This pasta dish is earthy, savory and light. I used a gemelli shaped wheat pasta for this recipe, but you may use any type of pasta you prefer. Enjoy this recipe as a primi to a fish or meat course or as a meal all on its own.
- 4 Servings
- Prep Time: 5 minutes
- Cook Time: 15 minutes
- Calories: 307
- 3/4 package pasta, dry
- 1 bunch kale, stems removed, chopped
- 12 ounces mushrooms
- 1 tbsp garlic paste
- 8 ounces broth, chicken or vegetable, low-sodium
- 1 tsp thyme, dried
- 1 tbsp butter, unsalted
- 1 tsp extra virgin olive oil
- 1/4 tsp red pepper flakes (optional)
- black pepper
In a large pot, bring water to boil. Cook pasta according to package instructions. Drain and set aside.
Meanwhile, add butter to a large pan over medium-high heat. Once butter is melted, add mushrooms. Sauté mushrooms, stirring with a wooden spoon. Stir in garlic paste and season with thyme and a dash of salt. Add small amounts of broth to mushrooms while cooking, continuing to stir, to prevent them from getting dry. Cook until completely softened, about 8-10 minutes.
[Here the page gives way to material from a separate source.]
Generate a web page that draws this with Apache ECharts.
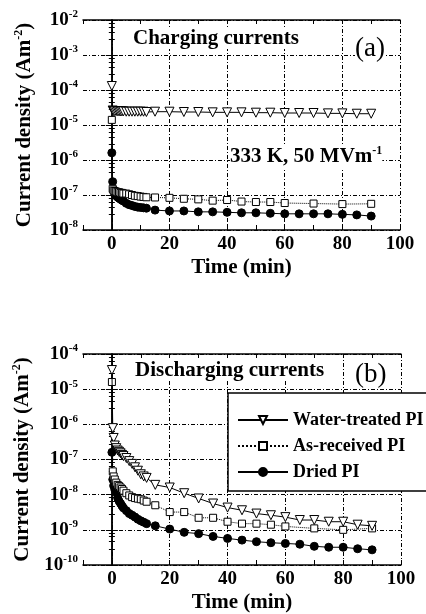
<!DOCTYPE html>
<html>
<head>
<meta charset="UTF-8" />
<title>Charging / discharging currents</title>
<script src="https://cdn.jsdelivr.net/npm/echarts@6/dist/echarts.min.js"></script>
<style>
    html, body { margin: 0; padding: 0; background: #fff; }
    #main { width: 426px; height: 614px; }
</style>
</head>
<body>
<div id="main"></div>
<script>
// time axis (min)
var timeDense = [0, 0.3, 0.6, 1, 1.5, 2, 2.5, 3, 3.5, 4, 5, 6, 7, 8, 9, 10, 11, 12];
var timeEvery5 = [15, 20, 25, 30, 35, 40, 45, 50, 55, 60, 65, 70, 75, 80, 85, 90];
var timeAsRec = [15, 20, 25, 30, 35, 40, 45, 50, 55, 60, 70, 80, 90];

// (a) charging currents, A/m2
var chgWaterDense = [1.3e-4, 2.6e-5, 2.5e-5, 2.5e-5, 2.5e-5, 2.5e-5, 2.45e-5, 2.45e-5, 2.45e-5, 2.45e-5, 2.4e-5, 2.4e-5, 2.4e-5, 2.4e-5, 2.4e-5, 2.4e-5, 2.4e-5, 2.35e-5];
var chgWaterLate = [2.4e-5, 2.4e-5, 2.35e-5, 2.35e-5, 2.3e-5, 2.3e-5, 2.3e-5, 2.25e-5, 2.25e-5, 2.2e-5, 2.2e-5, 2.2e-5, 2.15e-5, 2.15e-5, 2.1e-5, 2.1e-5];
var chgAsRecDense = [1.4e-5, 1.5e-7, 1.35e-7, 1.3e-7, 1.25e-7, 1.2e-7, 1.2e-7, 1.15e-7, 1.15e-7, 1.1e-7, 1.1e-7, 1.05e-7, 1.0e-7, 9.5e-8, 9.3e-8, 9e-8, 8.8e-8, 8.6e-8];
var chgAsRecLate = [8.5e-8, 8.3e-8, 7.8e-8, 7.5e-8, 6.9e-8, 7.2e-8, 6.5e-8, 6.3e-8, 6.3e-8, 5.9e-8, 5.7e-8, 5.5e-8, 5.6e-8];
var chgDriedDense = [1.6e-6, 2.4e-7, 1.4e-7, 1.1e-7, 9.5e-8, 8.7e-8, 8.1e-8, 7.6e-8, 7.1e-8, 6.7e-8, 5.8e-8, 5.3e-8, 5e-8, 4.7e-8, 4.5e-8, 4.4e-8, 4.3e-8, 4.2e-8];
var chgDriedLate = [3.7e-8, 3.5e-8, 3.5e-8, 3.3e-8, 3.3e-8, 3.2e-8, 3.1e-8, 3.1e-8, 3.0e-8, 2.9e-8, 2.9e-8, 2.9e-8, 2.9e-8, 2.8e-8, 2.7e-8, 2.5e-8];

// (b) discharging currents, A/m2
var disWaterDense = [3.5e-5, 7.8e-7, 4.1e-7, 2.5e-7, 2.1e-7, 1.8e-7, 1.65e-7, 1.5e-7, 1.35e-7, 1.25e-7, 1.1e-7, 9e-8, 7.5e-8, 6e-8, 4.8e-8, 3.8e-8, 3.3e-8, 3e-8];
var disWaterLate = [1.9e-8, 1.6e-8, 1.1e-8, 7.8e-9, 5.6e-9, 4.3e-9, 3.6e-9, 2.9e-9, 2.6e-9, 2.3e-9, 1.9e-9, 1.9e-9, 1.7e-9, 1.7e-9, 1.4e-9, 1.3e-9];
var disAsRecDense = [1.6e-5, 4.6e-8, 3.3e-8, 2.7e-8, 2.2e-8, 1.9e-8, 1.75e-8, 1.6e-8, 1.45e-8, 1.3e-8, 1.1e-8, 9.5e-9, 8.5e-9, 8e-9, 7.7e-9, 7.4e-9, 6.8e-9, 6.3e-9];
var disAsRecLate = [5e-9, 3.2e-9, 3.2e-9, 2.2e-9, 2.2e-9, 1.7e-9, 1.5e-9, 1.5e-9, 1.4e-9, 1.25e-9, 1.1e-9, 1.0e-9, 1.1e-9];
var disDriedDense = [1.6e-7, 2.7e-8, 1.8e-8, 1.4e-8, 1.15e-8, 8e-9, 6.5e-9, 5.6e-9, 4.8e-9, 4.2e-9, 3.5e-9, 2.9e-9, 2.6e-9, 2.3e-9, 2e-9, 1.8e-9, 1.65e-9, 1.5e-9];
var disDriedLate = [1.3e-9, 1.05e-9, 8.5e-10, 7.8e-10, 6.5e-10, 5.7e-10, 5.1e-10, 4.6e-10, 4.3e-10, 4.1e-10, 3.9e-10, 3.4e-10, 3.2e-10, 3.2e-10, 2.9e-10, 2.7e-10];

var seriesNames = ['Water-treated PI', 'As-received PI', 'Dried PI'];
var xTicks = [0, 20, 40, 60, 80, 100];

var FONT = 'Liberation Serif';

function pairs(t1, v1, t2, v2) {
    var out = [];
    for (var i = 0; i < t1.length; i++) out.push([t1[i], v1[i]]);
    for (var j = 0; j < t2.length; j++) out.push([t2[j], v2[j]]);
    return out;
}

function styleFor(k) {
    if (k == 0) return {
        symbol: 'triangle', symbolRotate: 180, symbolSize: 9,
        itemStyle: { color: '#fff', borderColor: '#000', borderWidth: 1 },
        lineStyle: { color: '#000', width: 1, type: 'solid' }
    };
    if (k == 1) return {
        symbol: 'rect', symbolSize: 7,
        itemStyle: { color: '#fff', borderColor: '#000', borderWidth: 1 },
        lineStyle: { color: '#000', width: 1, type: 'dotted' }
    };
    return {
        symbol: 'circle', symbolSize: 8,
        itemStyle: { color: '#000', borderColor: '#000', borderWidth: 1 },
        lineStyle: { color: '#000', width: 1, type: 'solid' }
    };
}

function mkSeries(k, gi, data) {
    var s = styleFor(k);
    s.name = seriesNames[k];
    s.type = 'line';
    s.xAxisIndex = gi;
    s.yAxisIndex = gi;
    s.data = data;
    s.showAllSymbol = true;
    s.animation = false;
    s.z = 3 - k;
    return s;
}

var supRich = {
    b: { fontFamily: FONT, fontSize: 19, fontWeight: 'bold', color: '#000', lineHeight: 22 },
    s: { fontFamily: FONT, fontSize: 11, fontWeight: 'bold', color: '#000', lineHeight: 11, verticalAlign: 'top' }
};

function xBottom(gi) {
    return {
        type: 'value', gridIndex: gi, min: -10, max: 100, interval: 10,
        name: 'Time (min)', nameLocation: 'middle', nameGap: 27,
        nameTextStyle: { fontFamily: FONT, fontSize: 21, fontWeight: 'bold', color: '#000' },
        axisLine: { lineStyle: { color: '#000', width: 1.5 } },
        axisTick: { inside: true, length: 5, lineStyle: { color: '#000' } },
        axisLabel: {
            margin: 5, fontFamily: FONT, fontSize: 19, fontWeight: 'bold', color: '#000',
            formatter: function(v) { return xTicks.indexOf(v) >= 0 ? String(v) : ''; }
        },
        splitLine: {
            show: true,
            // every second tick line (0, 20, 40 ...) is drawn
            lineStyle: { color: ['rgba(0,0,0,0)', '#000'], width: 1, type: [4, 2, 1, 2] }
        }
    };
}

function xTop(gi) {
    return {
        type: 'value', gridIndex: gi, position: 'top', min: -10, max: 100, interval: 10,
        axisLine: { lineStyle: { color: '#000', width: 1.5 } },
        axisTick: { inside: true, length: 4, lineStyle: { color: '#000' } },
        axisLabel: { show: false }, splitLine: { show: false }
    };
}

function yLeft(gi, lo, hi) {
    return {
        type: 'log', logBase: 10, gridIndex: gi, min: lo, max: hi, interval: 1,
        name: '{a|Current density (Am}{s|-2}{a|)}', nameLocation: 'middle', nameGap: 46,
        nameTextStyle: {
            rich: {
                a: { fontFamily: FONT, fontSize: 21, fontWeight: 'bold', color: '#000', lineHeight: 24 },
                s: { fontFamily: FONT, fontSize: 12, fontWeight: 'bold', color: '#000', lineHeight: 12, verticalAlign: 'top' }
            }
        },
        axisLine: { lineStyle: { color: '#000', width: 1.5 } },
        axisTick: { inside: true, length: 6, lineStyle: { color: '#000' } },
        minorTick: { show: true, splitNumber: 5, length: 3, lineStyle: { color: '#000' } },
        axisLabel: {
            margin: 5,
            formatter: function(v) {
                var e = Math.round(Math.log(v) / Math.LN10);
                return '{b|10}{s|' + e + '}';
            },
            rich: supRich
        },
        splitLine: { show: true, lineStyle: { color: '#000', width: 1, type: [4, 2, 1, 2] } }
    };
}

function yRight(gi, lo, hi) {
    return {
        type: 'log', logBase: 10, gridIndex: gi, position: 'right', min: lo, max: hi, interval: 1,
        axisLine: { show: true, lineStyle: { color: '#000', width: 1.5 } },
        axisTick: { inside: true, length: 6, lineStyle: { color: '#000' } },
        minorTick: { show: true, splitNumber: 5, length: 3, lineStyle: { color: '#000' } },
        axisLabel: { show: false }, splitLine: { show: false }
    };
}

var myChart = echarts.init(document.getElementById('main'), null, { renderer: 'canvas' });

myChart.setOption({
    backgroundColor: '#fff',
    animation: false,
    grid: [
        { left: 83, top: 20, width: 317, height: 210 },
        { left: 83, top: 354, width: 318, height: 213 }
    ],
    xAxis: [xBottom(0), xBottom(1), xTop(0), xTop(1)],
    yAxis: [yLeft(0, 1e-8, 1e-2), yLeft(1, 1e-10, 1e-4), yRight(0, 1e-8, 1e-2), yRight(1, 1e-10, 1e-4)],
    legend: {
        data: seriesNames,
        orient: 'vertical',
        left: 228, top: 393,
        padding: [18, 20, 10, 9],
        itemGap: 8,
        itemWidth: 50, itemHeight: 10,
        backgroundColor: '#fff',
        borderColor: '#000', borderWidth: 1.5, borderRadius: 0,
        textStyle: { fontFamily: FONT, fontSize: 18, fontWeight: 'bold', color: '#000' }
    },
    graphic: [
        { type: 'text', left: 133, top: 28, z: 10,
          style: { text: 'Charging currents', fontFamily: FONT, fontSize: 21, fontWeight: 'bold', fill: '#000', backgroundColor: '#fff' } },
        { type: 'text', left: 355, top: 35, z: 10,
          style: { text: '(a)', fontFamily: FONT, fontSize: 27, fill: '#000', backgroundColor: '#fff' } },
        { type: 'text', left: 230, top: 145, z: 10,
          style: {
              text: '{a|333 K, 50 MVm}{s|-1}',
              backgroundColor: '#fff',
              rich: {
                  a: { fontFamily: FONT, fontSize: 21, fontWeight: 'bold', fill: '#000', lineHeight: 24 },
                  s: { fontFamily: FONT, fontSize: 12, fontWeight: 'bold', fill: '#000', lineHeight: 12, verticalAlign: 'top' }
              }
          } },
        { type: 'text', left: 135, top: 360, z: 10,
          style: { text: 'Discharging currents', fontFamily: FONT, fontSize: 21, fontWeight: 'bold', fill: '#000', backgroundColor: '#fff' } },
        { type: 'text', left: 355, top: 361, z: 10,
          style: { text: '(b)', fontFamily: FONT, fontSize: 27, fill: '#000', backgroundColor: '#fff' } }
    ],
    series: [
        mkSeries(0, 0, pairs(timeDense, chgWaterDense, timeEvery5, chgWaterLate)),
        mkSeries(1, 0, pairs(timeDense, chgAsRecDense, timeAsRec, chgAsRecLate)),
        mkSeries(2, 0, pairs(timeDense, chgDriedDense, timeEvery5, chgDriedLate)),
        mkSeries(0, 1, pairs(timeDense, disWaterDense, timeEvery5, disWaterLate)),
        mkSeries(1, 1, pairs(timeDense, disAsRecDense, timeAsRec, disAsRecLate)),
        mkSeries(2, 1, pairs(timeDense, disDriedDense, timeEvery5, disDriedLate))
    ]
});
</script>
</body>
</html>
Once mushrooms are cooked, carefully transfer them to a bowl. Return pan to heat. Add olive oil and chopped kale to the pan and sauté over medium-high heat. Add small amounts of broth to the pan, continuing to stir, to keep kale from getting dry. Cook until wilted, about 7-8 minutes.
Add cooked mushrooms and pasta to the pan with the cooked kale. Stir to combine well. Add more broth as needed to keep pasta and veggies moist. Season with a dash of salt and pepper and red pepper flakes.